After graduating, Gardner worked as an investment banker in the Middle East for nine years. This was a fascinating time, which, by his own admission, involved doing little actual banking. “It was all about opening doors, having late night meetings with sheikhs and merchants and getting to know them, and then I would bring in the real bankers from Hong Kong and London.” So what prompted his leap from this lucrative career to the uncertain world of broadcast journalism? “I was over-promoted to director back in London,” he recalls modestly. “I was bored stiff, and if you’re bored you’re not going to be good at it.”

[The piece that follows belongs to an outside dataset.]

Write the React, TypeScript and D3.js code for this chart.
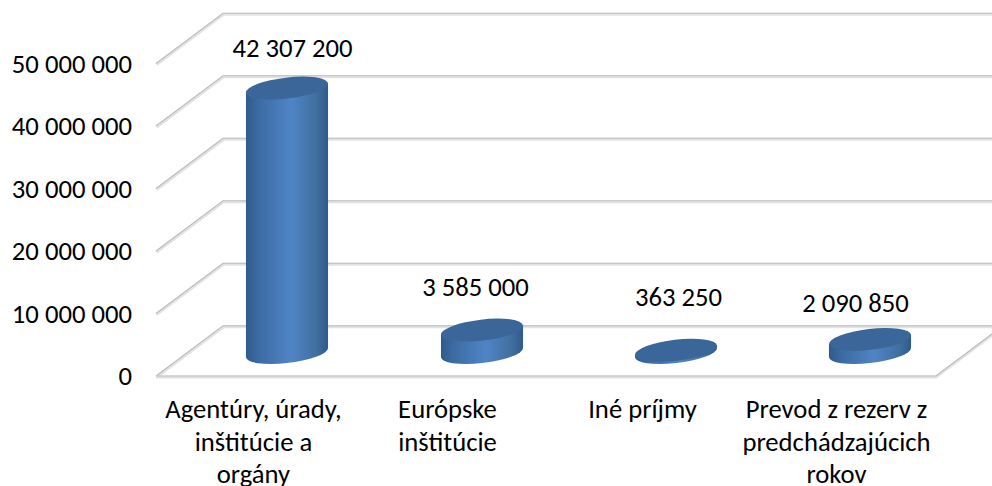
import React from "react";
import * as d3 from "d3";

const categories = [
  ["Agentúry, úrady,", "inštitúcie a", "orgány"],
  ["Európske", "inštitúcie"],
  ["Iné príjmy"],
  ["Prevod z rezerv z", "predchádzajúcich", "rokov"],
];
const values = [42307200, 3585000, 363250, 2090850];
const valueLabels = ["42 307 200", "3 585 000", "363 250", "2 090 850"];
const ticks = [0, 10000000, 20000000, 30000000, 40000000, 50000000];
const tickLabels = ["0", "10 000 000", "20 000 000", "30 000 000", "40 000 000", "50 000 000"];

const W = 992, H = 486;
const FONT = "Carlito, Calibri, Lato, 'Open Sans', sans-serif";
const y = d3.scaleLinear().domain([0, 50000000]).range([376, 63.5]);
const DX = 67, DY = -50.2;
const BASE_LIFT = 23.5;
const CY_X = [287, 482, 676, 870];
const LABEL_X = [292.5, 475.5, 678.5, 855.5];
const LABEL_BASE = [57, 296, 305.5, 312];
const CAT_X = [253.5, 447.5, 642.5, 836.5];
const CAT_BASE = [417.5, 450.5, 483];
const RX = 41.3, RY = 10.5, ROT = -6.7;

function Grid() {
  const floor = d3.line()([[156, 376], [936, 376], [1003, 325.8]]) as string;
  return (
    <g fill="none">
      {ticks.map((t) => {
        const yy = y(t);
        const d = d3.line()([[156, yy], [156 + DX, yy + DY], [W + 10, yy + DY]]) as string;
        return (
          <g key={t}>
            <path d={d} stroke="#e2e2e2" strokeWidth={3} transform="translate(0.5,1)" />
            <path d={d} stroke="#bdbdbd" strokeWidth={1.1} />
          </g>
        );
      })}
      <path d={floor} stroke="#e2e2e2" strokeWidth={3} transform="translate(0,1)" />
      <path d={floor} stroke="#bdbdbd" strokeWidth={1.1} />
    </g>
  );
}

function Cylinder({ v, i }: { v: number; i: number }) {
  const cx = CY_X[i];
  const bottom = y(0) - BASE_LIFT;
  const top = y(v) - BASE_LIFT;
  const t = (ROT * Math.PI) / 180;
  const a = RX, b = RY;
  const w = Math.sqrt(a * a * Math.cos(t) ** 2 + b * b * Math.sin(t) ** 2);
  const off = ((a * a - b * b) * Math.sin(t) * Math.cos(t)) / w;
  const side =
    `M${cx - w},${top - off} L${cx - w},${bottom - off} ` +
    `A${a},${b} ${ROT} 0 0 ${cx + w},${bottom + off} ` +
    `L${cx + w},${top + off} Z`;
  return (
    <g>
      <path d={side} fill="url(#side)" />
      <ellipse cx={0} cy={0} rx={a} ry={b} fill="#3b6699"
        transform={`translate(${cx},${top}) rotate(${ROT})`} />
    </g>
  );
}

export default function App() {
  return (
    <svg width={W} height={H} viewBox={`0 0 ${W} ${H}`}
      style={{ position: "absolute", left: 0, top: 0, background: "#fff" }}>
      <defs>
        <linearGradient id="side" x1="0" x2="1" y1="0" y2="0">
          <stop offset="0" stopColor="#2f5a8c" />
          <stop offset="0.15" stopColor="#3c6ba3" />
          <stop offset="0.55" stopColor="#4f84c6" />
          <stop offset="0.85" stopColor="#41709f" />
          <stop offset="1" stopColor="#2f5a8c" />
        </linearGradient>
      </defs>
      <Grid />
      {values.map((v, i) => <Cylinder key={i} v={v} i={i} />)}
      <g fontFamily={FONT} fontSize={26.67} fill="#000">
        {ticks.map((t, i) => (
          <text key={t} x={132} y={y(t) + 9} textAnchor="end">{tickLabels[i]}</text>
        ))}
        {valueLabels.map((s, i) => (
          <text key={s} x={LABEL_X[i]} y={LABEL_BASE[i]} textAnchor="middle">{s}</text>
        ))}
        {categories.map((lines, i) =>
          lines.map((l, j) => (
            <text key={l} x={CAT_X[i]} y={CAT_BASE[j]} textAnchor="middle">{l}</text>
          ))
        )}
      </g>
    </svg>
  );
}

Gardner took on an unpaid attachment to BBC World, where his extensive knowledge of the Middle East proved invaluable. His intrepid spirit was now given free rein: he purchased a video camera, which “allowed me to go off to places like Iran, Oman, the UAE, and shoot my own features, entirely self-taught, which I would then sell.” He became the BBC’s Middle East Correspondent based in Cairo, and was in the region for 9/11. He recounts with a mischievous laugh how he took advantage of his official placement on Blair’s plane tour in order to gain access as a journalist to Saudi Arabia. “Having got in, I then said ‘Bye, see you!’ and I disappeared off the radar for two weeks.”

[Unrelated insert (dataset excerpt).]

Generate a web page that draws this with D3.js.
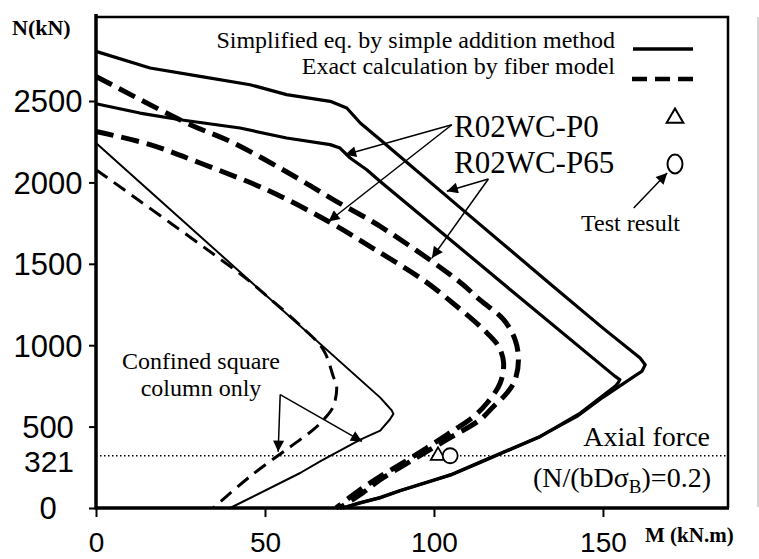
<!DOCTYPE html>
<meta charset="utf-8">
<script src="https://cdn.jsdelivr.net/npm/d3@7"></script>
<style>
  body { margin: 0; background: #fff; }
</style>
<div id="chart"></div>
<script>

// ticks
var xTicks = [0, 50, 100, 150];
var yTicks = [0, 500, 1000, 1500, 2000, 2500];
var axialLevel = 321;   // N/(bD sigmaB)=0.2

// curves, [M (kN.m), N (kN)]
// R02WC-P65, simplified eq. (outer solid)
var p65Simple = [[0,2805],[16,2703],[30.8,2651],[45.6,2600],[56.4,2539],[69.3,2498],[74.2,2457],[78.2,2365],[84.1,2262],
  [110,1805],[135.3,1361],[150,1105],[161,921],[162.5,880],[161.5,839],[160,819],[150,680],[142.3,563],[131.4,440],
  [113.7,282],[105,205],[100,172],[90,108],[84,64],[78,32],[73,0]];
// R02WC-P0, simplified eq. (inner solid)
var p0Simple = [[0,2483],[13,2426],[24.9,2385],[42.6,2334],[56.4,2273],[69.3,2232],[72.2,2211],[75.2,2150],[80.1,2078],
  [84.1,2006],[122.6,1341],[153.5,810],[155,789],[154.5,770],[153.6,747],[143.3,583],[131.4,438],[113.7,280],[105,203],
  [100,170],[90,106],[84,62],[78,30],[73,0]];
// R02WC-P65, fiber model (outer dashed)
var p65Fiber = [[0,2651],[26.8,2365],[40.6,2243],[60.4,2017],[70.2,1894],[84.1,1730],[106.9,1400],[113.7,1277],
  [120.6,1157],[124,1034],[125,911],[124,788],[121.6,706],[117.6,624],[113.7,543],[103.8,420],[93.9,297],[84.1,174],
  [79,94],[72,0]];
// R02WC-P0, fiber model (inner dashed)
var p0Fiber = [[0,2313],[16,2232],[30.8,2119],[50.5,1955],[68.8,1760],[84.1,1568],[96.9,1400],[106.8,1238],[114.7,1095],
  [119.1,993],[120.6,891],[119.6,768],[115.7,645],[111.8,563],[103.8,450],[93.9,317],[84.1,194],[78,110],[71,0]];
// confined square column only
var colSimple = [[0,2242],[84.1,678],[86,634],[87.5,600],[88,578],[87,545],[84.1,475],[78.2,420],[66.3,286],[60.4,215],[39.7,0]];
var colFiber = [[0,2078],[43.6,1423],[50,1312],[60.4,1122],[67.3,971],[70.2,808],[71.2,747],[70.2,624],[67.8,553],
  [64.3,481],[60.4,420],[45.6,194],[34.7,0]];

// test results (triangle = P0, circle = P65)
var testM = [101.2, 104.8];
var testN = [321, 321];

// annotation arrows [fromM, fromN, toM, toN]
var arrowsP0 = [[105.3,2354,73.7,2170],[105.3,2354,68.8,1760]];
var arrowsP65 = [[116.1,2021,103.8,1946],[116.1,2021,99.4,1536]];
var arrowsCol = [[54.5,697,53.9,346],[54.5,697,78.7,409]];
var arrowTest = [[159.1,1843,169,2058]];

var margin = {top: 17, right: 31, bottom: 51, left: 96},
    width = 759 - margin.left - margin.right,
    height = 559 - margin.top - margin.bottom;

var serif = "'Liberation Serif', 'Times New Roman', serif";
var sans = "'Liberation Sans', Arial, sans-serif";

var root = d3.select("#chart")
  .append("svg")
    .attr("width", 759)
    .attr("height", 559);

var svg = root.append("g")
    .attr("transform", "translate(" + margin.left + "," + margin.top + ")");

var x = d3.scaleLinear().domain([0, 187]).range([0, width]);
var y = d3.scaleLinear().domain([0, 3016]).range([height, 0]);

// arrow head
root.append("defs").append("marker")
    .attr("id", "head")
    .attr("viewBox", "0 0 10 10")
    .attr("refX", 10).attr("refY", 5)
    .attr("markerWidth", 15).attr("markerHeight", 11)
    .attr("markerUnits", "userSpaceOnUse")
    .attr("orient", "auto")
  .append("path")
    .attr("d", "M0,0 L10,5 L0,10 z")
    .attr("fill", "#000");

// box (top + right)
svg.append("path")
  .attr("d", "M0,0 H" + width + " V" + height)
  .attr("fill", "none").attr("stroke", "#000").attr("stroke-width", 2.5);

// faint line at the far right
root.append("line")
  .attr("x1", 758).attr("x2", 758).attr("y1", 17).attr("y2", 507)
  .attr("stroke", "#aaa").attr("stroke-width", 1);

// Y axis
var yAxis = svg.append("g")
  .call(d3.axisLeft(y).tickValues(yTicks).tickSize(7).tickPadding(0).tickFormat(d3.format("d")));
yAxis.select(".domain").remove();
yAxis.selectAll("line").attr("stroke-width", 2);
yAxis.selectAll("text")
  .attr("x", -48).attr("dy", "0.35em")
  .attr("text-anchor", "middle")
  .style("font-family", sans).style("font-size", "31px");

svg.append("text")
  .attr("x", -47).attr("y", y(axialLevel)).attr("dy", "0.55em")
  .attr("text-anchor", "middle")
  .style("font-family", sans).style("font-size", "30px")
  .text(axialLevel);

// X axis
var xAxis = svg.append("g")
  .attr("transform", "translate(0," + height + ")")
  .call(d3.axisBottom(x).tickValues(xTicks).tickSize(9));
xAxis.select(".domain").remove();
xAxis.selectAll("line").attr("stroke-width", 2);
xAxis.selectAll("text")
  .attr("y", 44).attr("dy", 0)
  .style("font-family", sans).style("font-size", "28px");

// axis lines
svg.append("line").attr("x1", 0).attr("x2", 0).attr("y1", -3).attr("y2", height + 1.5)
  .attr("stroke", "#000").attr("stroke-width", 3.5);
svg.append("line").attr("x1", 0).attr("x2", width + 1).attr("y1", height).attr("y2", height)
  .attr("stroke", "#000").attr("stroke-width", 3.5);

// axis titles
root.append("text").attr("x", 12).attr("y", 35)
  .style("font-family", serif).style("font-weight", "bold").style("font-size", "22px")
  .text("N(kN)");
root.append("text").attr("x", 645).attr("y", 542)
  .style("font-family", serif).style("font-weight", "bold").style("font-size", "21px")
  .text("M (kN.m)");

// dotted axial force level
svg.append("line")
  .attr("x1", 0).attr("x2", width)
  .attr("y1", y(axialLevel)).attr("y2", y(axialLevel))
  .attr("stroke", "#000").attr("stroke-width", 1.3)
  .attr("stroke-dasharray", "1.5,2.5");

// curves
var line = d3.line()
  .x(function(d) { return x(d[0]); })
  .y(function(d) { return y(d[1]); });
var smooth = d3.line()
  .curve(d3.curveCatmullRom.alpha(0.5))
  .x(function(d) { return x(d[0]); })
  .y(function(d) { return y(d[1]); });

function curve(data, gen, w, dash) {
  svg.append("path")
    .datum(data)
    .attr("d", gen)
    .attr("fill", "none")
    .attr("stroke", "#000")
    .attr("stroke-width", w)
    .attr("stroke-linejoin", "round")
    .attr("stroke-dasharray", dash);
}

curve(colSimple, line, 2, null);
curve(colFiber, smooth, 3, "14,8");
curve(p65Simple, line, 3.2, null);
curve(p0Simple, line, 3.2, null);
curve(p65Fiber, smooth, 5, "18,8");
curve(p0Fiber, smooth, 5, "18,8");

// test results
svg.append("path")
  .attr("d", d3.symbol().type(d3.symbolTriangle).size(90))
  .attr("transform", "translate(" + x(testM[0]) + "," + y(testN[0]) + ")")
  .attr("fill", "#fff").attr("stroke", "#000").attr("stroke-width", 1.8);
svg.append("circle")
  .attr("cx", x(testM[1])).attr("cy", y(testN[1])).attr("r", 7.5)
  .attr("fill", "#fff").attr("stroke", "#000").attr("stroke-width", 1.8);

// arrows
function arrows(list, w) {
  svg.selectAll(null)
    .data(list)
    .enter()
    .append("line")
      .attr("x1", function(d) { return x(d[0]); })
      .attr("y1", function(d) { return y(d[1]); })
      .attr("x2", function(d) { return x(d[2]); })
      .attr("y2", function(d) { return y(d[3]); })
      .attr("stroke", "#000")
      .attr("stroke-width", w)
      .attr("marker-end", "url(#head)");
}
arrows(arrowsP0, 1.5);
arrows(arrowsP65, 1.5);
arrows(arrowsCol, 1.5);
arrows(arrowTest, 1.5);

// legend
root.append("text").attr("x", 615).attr("y", 48).attr("text-anchor", "end")
  .style("font-family", serif).style("font-size", "24px")
  .text("Simplified eq. by simple addition method");
root.append("text").attr("x", 615).attr("y", 74).attr("text-anchor", "end")
  .style("font-family", serif).style("font-size", "24px")
  .text("Exact calculation by fiber model");
root.append("line").attr("x1", 633).attr("x2", 693).attr("y1", 49).attr("y2", 49)
  .attr("stroke", "#000").attr("stroke-width", 3.5);
root.append("line").attr("x1", 632).attr("x2", 694).attr("y1", 79).attr("y2", 79)
  .attr("stroke", "#000").attr("stroke-width", 4.5).attr("stroke-dasharray", "15,8");

root.append("path")
  .attr("d", d3.symbol().type(d3.symbolTriangle).size(120))
  .attr("transform", "translate(675,118)")
  .attr("fill", "none").attr("stroke", "#000").attr("stroke-width", 2);
root.append("ellipse")
  .attr("cx", 675).attr("cy", 164).attr("rx", 7.5).attr("ry", 9.5)
  .attr("fill", "none").attr("stroke", "#000").attr("stroke-width", 2);

// labels
root.append("text").attr("x", 454).attr("y", 137)
  .style("font-family", serif).style("font-size", "31px")
  .text("R02WC-P0");
root.append("text").attr("x", 454).attr("y", 173)
  .style("font-family", serif).style("font-size", "31px")
  .text("R02WC-P65");
root.append("text").attr("x", 581).attr("y", 231)
  .style("font-family", serif).style("font-size", "24px")
  .text("Test result");
root.append("text").attr("x", 201).attr("y", 369).attr("text-anchor", "middle")
  .style("font-family", serif).style("font-size", "24px")
  .text("Confined square");
root.append("text").attr("x", 201).attr("y", 396).attr("text-anchor", "middle")
  .style("font-family", serif).style("font-size", "24px")
  .text("column only");
root.append("text").attr("x", 710).attr("y", 446).attr("text-anchor", "end")
  .style("font-family", serif).style("font-size", "28px")
  .text("Axial force");

var ratio = root.append("text").attr("x", 711).attr("y", 487).attr("text-anchor", "end")
  .style("font-family", serif).style("font-size", "28px");
ratio.append("tspan").text("(N/(bD\u03c3");
ratio.append("tspan").attr("dy", 6).style("font-size", "19px").text("B");
ratio.append("tspan").attr("dy", -6).text(")=0.2)");

</script>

His subsequent undercover reporting from Buraydah—“the spiritual heartland of Al-Qaeda”—attests to his fiercely daring nature; indeed, he demonstrates not a flicker of fear when describing his “fascinating” time in 2003 at the Shkin Firebase. “It was right hard up on the Pakistan border and was getting rocketed every night by the Taliban.”

It is not hard to see why Gardner commands such respect. His job is to analyse global security issues, often terror-related—so does he think that terrorism is the greatest threat faced by the West? “No I don’t. I really don’t,” he stresses. “First of all, I disagreed with what David Cameron said about a year ago, that ISIS represents an existential threat to us. No, it doesn’t. They haven’t got ICBMs. A country that has ICBMs does, in theory, represent an existential threat.”

But what of the Trump presidency and its implications for Muslims and the Middle East? We are speaking before the inauguration, and his response is measured. “We have got to distinguish President-Elect Trump from President Trump and judge him on his actions. People say things in campaigns for effect that they won’t necessarily put into practice.” Yet it is undeniable that Trump will play into the hands of terrorists.

“I have no doubt that extremists like ISIS will prey on every single comment they can wherever they see the opportunity to portray President Trump as being in some way representative of the West, of America. They will use that as a recruiting card. They definitely wanted him as President, he’s a much easier hate figure for them than someone like Obama.”

Gardner wears his prodigious intellect lightly, cautioning me against “hyperbole” when I refer to the monumental success of his debut novel, the spy thriller Crisis. Set largely in Columbia, a country that fascinates him—“Columbia is to Latin America as I see Egypt to the Middle East; it’s my gateway, my passageway in”—it follows the adventures of an MI6 agent seeking to foil a terror plot. Having written two bestselling memoirs, Gardner “wanted to have a bit of fun with this” and is now in the final stages of penning a sequel.

Gardner is captivating company, and from skiing to photography, and birdwatching to exploring remote corners of the world, there seems to be no end to his talents. He has refused to let his injuries hold him back and has always grabbed life by the scruff of the neck. With that characteristic stoicism, he reflects on his attackers. “I’m not into bitterness and vengeance. Do I forgive them? Absolutely not.”